The legislature was barred from using partisan data and election results in drawing the plans. So it's not immediately clear how the boundaries might affect Democrats' efforts to end Republican majorities in both chambers next year.



The judges also ordered legislators to "make reasonable efforts" to improve the compactness of districts being altered and reduce the number of voting precincts compared to the 2017 plans.



The redistricting process over the past week was done in open committees and before cameras that livestreamed the process on the General Assembly's website - in keeping with demands from the judges for transparency. Senators said they were particularly pleased with their process, which led to more than half of the Democrats voting with nearly all Republicans for the Senate map.



The House map drew more complaints - particularly in the House. Democrats complained because GOP leaders in both chambers decided to initiate the changes from a large collections of sample maps created by a redistricting expert for the plaintiffs. They said the boundaries drawn by Jowei Chen of the University of Michigan were never designed to be actually used.

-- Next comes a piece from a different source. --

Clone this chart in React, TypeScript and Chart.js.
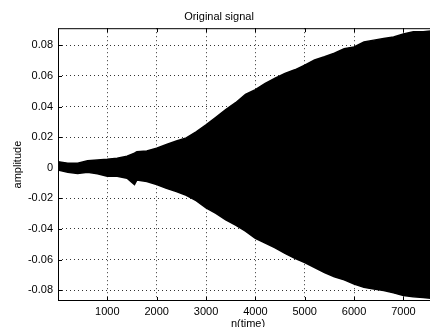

"It was a false premise to start with that map to begin with," said Rep. Deb Butler, a New Hanover County Democrat, while debating the Senate proposal Tuesday. Republicans said the judges' emphasis on Chen's maps in their order led them to believe those lines will be upheld. Alterations were made to avoid putting pairs of incumbents in the same districts, which the court said they could consider.



One critic said House districts in Cumberland County looked too much like the 2017 maps. Senate redistricting co-chair Paul Newton called that criticism a "bit of a stretch."



"I think we'll let the court sort that out," he added.